Da allora è trascorso un quarto di secolo, molti scrittori ed un’infinità di disegnatori si sono avvicendati sulle pagine delle testate mutanti e delle serie regolari dedicate al mutante canadese e la pubblicazione italiana dell’ultimo ciclo di episodi che negli USA ha sconvolto la vita del personaggio ci offre lo spunto per chiederci se oggi Wolverine sia ancora il migliore in quello che fa. Anche se, ad essere sinceri, dopo la lettura di Nemico Pubblico, viene più che altro da chiedersi - dando per scontato che nella finzione narrativa Wolverine sia ancora il migliore - cosa faccia di preciso se non prendere botte da qualsiasi personaggio della cosmogonia Marvel e risanare le proprie ferite con un fattore di guarigione prodigioso.

Lanciata con grande clamore dalla agguerrita macchina da guerra pubblicitaria della Marvel Comics, Nemico Pubblico è una minisaga che, anche grazie ai grandi nomi coinvolti nella realizzazione, ha creato enormi aspettative ed un'attesa quasi febbrile. In realtà, però, i più scettici tra i lettori, e soprattutto quelli dotati di una maggiore memoria storica, hanno avuto immediatamente motivi di dubitare riguardo l’originalità dell’avventura.

La saga della morte di Wolverine, poi resuscitato dalla Mano ed utilizzato come arma nei confronti dei suoi compagni, era già tristemente famosa prima di essere pubblicata. La sua mancata realizzazione, oltre un decennio fa, era stata uno dei motivi alla base dell’abbandono dei suoi pupilli da parte di Claremont (senza dimenticare che una delle saghe pre-Morrison aveva poi concretizzato questa trama). Ma se l’originalità può non essere un elemento fondamentale per rendere godibile un ciclo di episodi, di certo la superficialità e la scarsa passione con cui una storia viene narrata incidono negativamente sulla sua realizzazione. E certamente Mark Millar pecca in entrambe queste materie.

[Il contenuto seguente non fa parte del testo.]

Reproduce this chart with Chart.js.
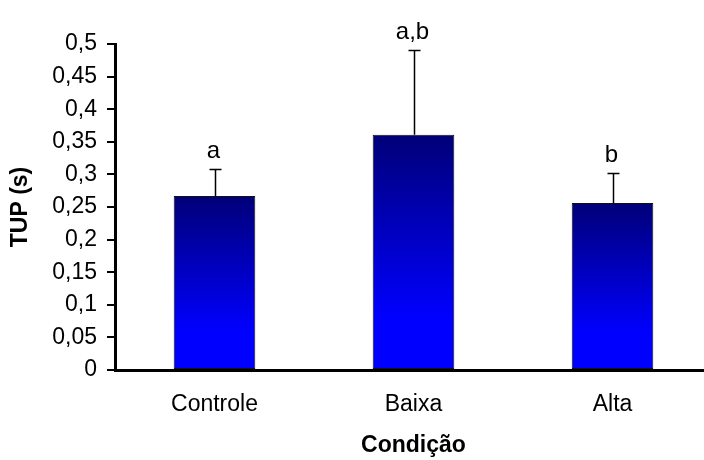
<!DOCTYPE html>
<html>
<head>
<meta charset="utf-8">
<title>TUP (s) por condição</title>
<script src="https://cdn.jsdelivr.net/npm/chart.js@4.4.1/dist/chart.umd.min.js"></script>
<style>
  html, body { margin: 0; padding: 0; background: #fff; }
  #wrap { width: 704px; height: 460px; overflow: hidden; }
</style>
</head>
<body>
<div id="wrap">
  <canvas id="tupChart" width="740" height="460"></canvas>
</div>
<script>
var categories = ['Controle', 'Baixa', 'Alta'];
var tupMeans = [0.267, 0.361, 0.256];
var tupErrors = [0.041, 0.130, 0.046];
var groupLetters = ['a', 'a,b', 'b'];
var yTickValues = [0, 0.05, 0.1, 0.15, 0.2, 0.25, 0.3, 0.35, 0.4, 0.45, 0.5];

var fontFamily = "'Liberation Sans', Arial, sans-serif";

// vertical fill per bar: navy at the top fading to pure blue near the base
function barGradient(ctx) {
    var chart = ctx.chart;
    var yScale = chart.scales.y;
    if (!yScale || !ctx.parsed) {
        return '#0000ff';
    }
    var top = yScale.getPixelForValue(ctx.parsed.y);
    var bottom = yScale.getPixelForValue(0);
    if (!isFinite(top) || !isFinite(bottom) || top === bottom) {
        return '#0000ff';
    }
    var g = chart.ctx.createLinearGradient(0, top, 0, bottom);
    g.addColorStop(0, '#000078');
    g.addColorStop(0.78, '#0000ff');
    g.addColorStop(1, '#0000ff');
    return g;
}

// one-sided error bars plus the group letters above each cap
var errorBars = {
    id: 'errorBars',
    afterDatasetsDraw: function (chart) {
        var ctx = chart.ctx;
        var yScale = chart.scales.y;
        var meta = chart.getDatasetMeta(0);
        ctx.save();
        ctx.strokeStyle = '#000';
        ctx.lineWidth = 1.5;
        ctx.fillStyle = '#000';
        ctx.font = '24px ' + fontFamily;
        ctx.textAlign = 'center';
        ctx.textBaseline = 'alphabetic';
        for (var i = 0; i < meta.data.length; i++) {
            var x = Math.round(meta.data[i].x) + 0.5;
            var yBar = yScale.getPixelForValue(tupMeans[i]);
            var yTop = Math.round(yScale.getPixelForValue(tupMeans[i] + tupErrors[i])) + 0.5;
            ctx.beginPath();
            ctx.moveTo(x, yBar);
            ctx.lineTo(x, yTop);
            ctx.moveTo(x - 6, yTop);
            ctx.lineTo(x + 6, yTop);
            ctx.stroke();
            ctx.fillText(groupLetters[i], x - 2, yTop - 12);
        }
        ctx.restore();
    }
};

var ctx = document.getElementById('tupChart').getContext('2d');
new Chart(ctx, {
    type: 'bar',
    data: {
        labels: categories,
        datasets: [{
            data: tupMeans,
            backgroundColor: barGradient,
            borderColor: '#111',
            borderWidth: 1,
            borderSkipped: false,
            categoryPercentage: 1,
            barPercentage: 0.41
        }]
    },
    options: {
        responsive: false,
        animation: false,
        layout: { padding: { left: 0, top: 44, right: 28, bottom: 0 } },
        plugins: {
            legend: { display: false },
            tooltip: { enabled: false }
        },
        scales: {
            x: {
                afterFit: function (scale) { scale.height = 90; },
                border: { color: '#000', width: 3 },
                grid: { display: false, drawTicks: false },
                ticks: {
                    color: '#000',
                    font: { family: fontFamily, size: 23 },
                    padding: 21,
                    maxRotation: 0
                },
                title: {
                    display: true,
                    text: 'Condição',
                    color: '#000',
                    font: { family: fontFamily, size: 23, weight: 'bold' },
                    padding: { top: 0, bottom: 1 }
                }
            },
            y: {
                min: 0,
                max: 0.5,
                afterFit: function (scale) { scale.width = 115; },
                afterBuildTicks: function (scale) {
                    scale.ticks = yTickValues.map(function (v) { return { value: v }; });
                },
                border: { color: '#000', width: 3 },
                grid: {
                    drawOnChartArea: false,
                    drawTicks: true,
                    tickLength: 8,
                    color: '#000',
                    lineWidth: 2
                },
                ticks: {
                    color: '#000',
                    font: { family: fontFamily, size: 23 },
                    padding: 10,
                    callback: function (v) { return String(v).replace('.', ','); }
                },
                title: {
                    display: true,
                    text: 'TUP (s)',
                    color: '#000',
                    font: { family: fontFamily, size: 23, weight: 'bold' },
                    padding: { top: 7, bottom: 0 }
                }
            }
        }
    },
    plugins: [errorBars]
});
</script>
</body>
</html>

Al termine dei sei capitoli in cui la saga è articolata, infatti, abbiamo assistito solo all’interminabile massacro di un'infinità di grigi impiegati al soldo dell’Hydra e ad una serie di scontri tra il nostro (anti-)eroe ed altri personaggi dell’universo Marvel (quasi come se Millar avesse intenzione di rispondere alle classiche domande dei lettori è più forte Wolverine o …?), con l’unica vittima di prestigio uccisa accidentalmente per non aver schivato un colpo del rabbioso Logan (cosa davvero poco credibile se si pensa che la vittima era (?) uno degli uomini più veloci dell’universo Marvel!).

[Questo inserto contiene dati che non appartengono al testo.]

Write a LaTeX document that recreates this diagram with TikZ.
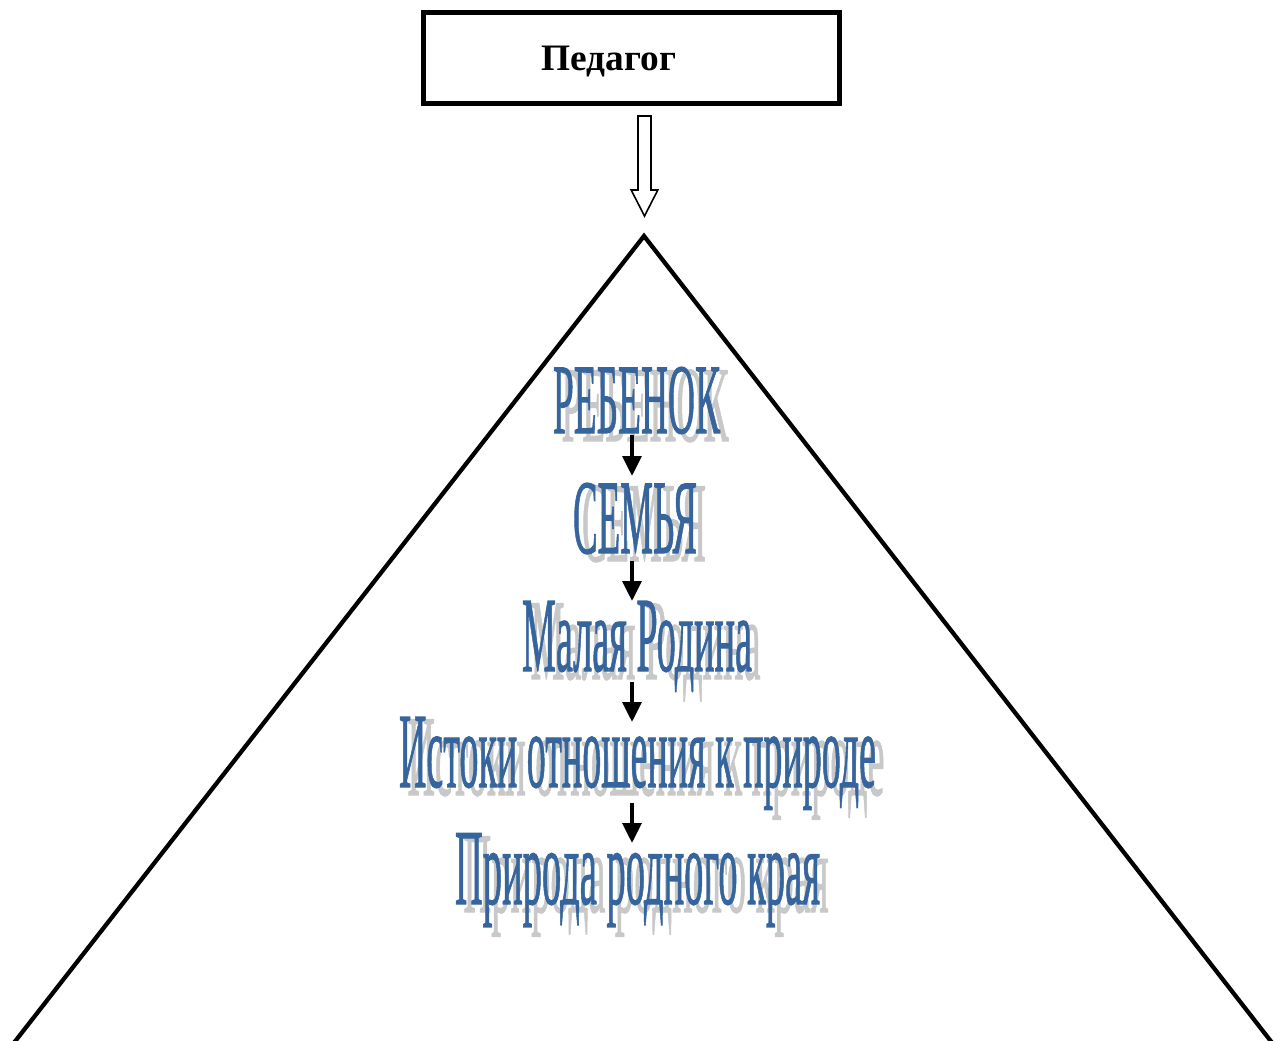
\documentclass[tikz,border=0pt]{standalone}
\usepackage{fontspec}
\setmainfont{Liberation Serif}
\newfontfamily\wafont[FakeBold=1.2]{Liberation Serif}
\usepackage{graphicx}
\usetikzlibrary{arrows.meta}
\definecolor{wablue}{HTML}{35659C}
\definecolor{wagray}{HTML}{C8C8C8}
\newcommand{\waText}[3]{\resizebox{#1}{#2}{\fontsize{40pt}{40pt}\wafont #3}}
\tikzset{
  watext/.style={anchor=base, inner sep=0pt, text=wablue},
  wshadow/.style={anchor=base, inner sep=0pt, text=wagray},
  flowarrow/.style={line width=3pt, -{Triangle[width=14pt,length=15pt]}},
  outline/.style={line width=3.2pt, line join=miter},
}
\begin{document}
\begin{tikzpicture}[x=0.75pt, y=-0.75pt]
\useasboundingbox (0,0) rectangle (1283,1040);
% top box
\node[draw, line width=3.75pt, minimum width=312pt, minimum height=68.25pt, inner sep=0pt] (box) at (631,57.5) {};
\node[anchor=base, inner sep=0pt] (ped) at (609,70) {\fontsize{28pt}{28pt}\selectfont\bfseries Педагог};
% hollow arrow
\coordinate (harrTop) at (644.5,116);
\coordinate (harrTip) at (644.5,216);
\draw[line width=1.2pt, fill=white] ([xshift=-4.9pt]harrTop) -- ([xshift=4.9pt]harrTop) -- ([xshift=4.9pt,yshift=19.5pt]harrTip) -- ([xshift=10pt,yshift=19.5pt]harrTip) -- (harrTip) -- ([xshift=-10pt,yshift=19.5pt]harrTip) -- ([xshift=-4.9pt,yshift=19.5pt]harrTip) -- cycle;
% triangle
\begin{scope}
\clip (0,0) rectangle (1283,1040);
\coordinate (apex) at (644,236);
\draw[outline] (0.5,1060) -- (apex) -- (1285.5,1060);
\end{scope}
% shadows
\node[wshadow] (s1) at (645,441) {\waText{125.25pt}{53.5pt}{РЕБЕНОК}};
\node[wshadow] (s2) at (644,561) {\waText{93pt}{56.5pt}{СЕМЬЯ}};
\node[wshadow] (s3) at (645.5,679) {\waText{172.5pt}{56.5pt}{Малая Родина}};
\node[wshadow] (s4) at (646,795) {\waText{357.75pt}{56.5pt}{Истоки отношения к природе}};
\node[wshadow] (s5) at (646,912) {\waText{273.75pt}{56.5pt}{Природа родного края}};
% texts
\node[watext] (t1) at (636.5,433) {\waText{125.25pt}{49.5pt}{РЕБЕНОК}};
\node[watext] (t2) at (635,553) {\waText{93pt}{52.5pt}{СЕМЬЯ}};
\node[watext] (t3) at (637,671) {\waText{172.5pt}{52.5pt}{Малая Родина}};
\node[watext] (t4) at (637.5,787) {\waText{357.75pt}{52.5pt}{Истоки отношения к природе}};
\node[watext] (t5) at (637.5,904) {\waText{273.75pt}{53pt}{Природа родного края}};
% arrows
\coordinate (a1s) at (632,435); \coordinate (a1e) at (632,476);
\coordinate (a2s) at (632,561); \coordinate (a2e) at (632,601);
\coordinate (a3s) at (632,682); \coordinate (a3e) at (632,722);
\coordinate (a4s) at (632,803); \coordinate (a4e) at (632,843);
\draw[flowarrow] (a1s) -- (a1e);
\draw[flowarrow] (a2s) -- (a2e);
\draw[flowarrow] (a3s) -- (a3e);
\draw[flowarrow] (a4s) -- (a4e);
\end{tikzpicture}
\end{document}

Millar, a parere di chi scrive, dimostra ancora una volta di essere un autore poco incline a mettere la sua penna al servizio dei personaggi, poco interessato a sviscerarne la psicologia e le conseguenze che le loro azioni provocano; sembra quasi uno di quei registi che, dopo aver trascorso anni a firmare cinema d’essai, vende la sua anima alle major concentrandosi sulla realizzazione di colossal, incurante dei suoi lavori precedenti, ma interessato esclusivamente a far emettere gridolini di stupore ad un pubblico che lui stesso non apprezza né stima; capace di sviluppare un buon compitino ma completamente incapace di giocare con le regole del gioco o all’interno di esse. Un atteggiamento in grado di generare enormi successi commerciali (cosa ovviamente molto gradita ai contabili della Marvel) ma assolutamente incapace di far evolvere i personaggi, vero patrimonio della Casa delle Idee, che dopo anni di questa dissennata politica di iconizzazione iniziano a perdere smalto ed interesse.

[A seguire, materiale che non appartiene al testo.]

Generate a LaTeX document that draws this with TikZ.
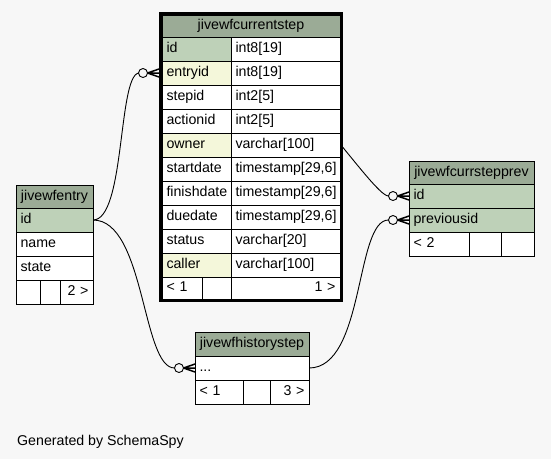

Di tutt’altro livello, invece, le matite di John Romita Jr. (qui coadiuvato dal fido ed efficace Klaus Janson). Romita è uno di quei pochi autori che nel corso degli anni, non solo si sono auto-imposti una continua evoluzione grafica, fino al raggiungimento dell’attuale perfetto mix di esperienza, essenzialità e bravura, ma che hanno continuato ad ideare soluzioni grafiche sempre nuove in grado di non rendere mai ripetitivi i loro lavori né di annoiare il lettore.

Complessivamente, Nemico Pubblico rappresenta un’occasione sprecata. Un’opera potenzialmente valida, magari in grado di concorrere nella memoria dei fan con must come L’ultima caccia di Kraven o Born Again, ma assolutamente non realizzata con l’intenzione (o l’abilità) di lasciare un segno indelebile.

In occasione della serializzazione italiana delle nuove vicende di Wolverine realizzate dal duo Millar/Romita Jr., il mensile dedicato al mutante canadese è stato rilanciato con l’inserimento di nuovi comprimari, e se di X-23, ennesima variazione sul tema esperimenti folli in quel di Weapon-X, non si avvertiva assolutamente il bisogno, la serie dedicata a Nightcrawler si è rivelata, invece, una gradevolissima scoperta. Lo sceneggiatore Roberto Aguirre-Sacasa conferma di non essere uno scrittore banale e intesse un avvincente thriller ricco di colpi di scena, caratterizzato da una atmosfera densa ed opprimente nella quale fino all’ultimo momento regna l’incertezza. Ottimo anche l’apporto grafico di Darrick Robertson, autore più che mai a suo agio con le atmosfere cupe e poco superomistiche della vicenda.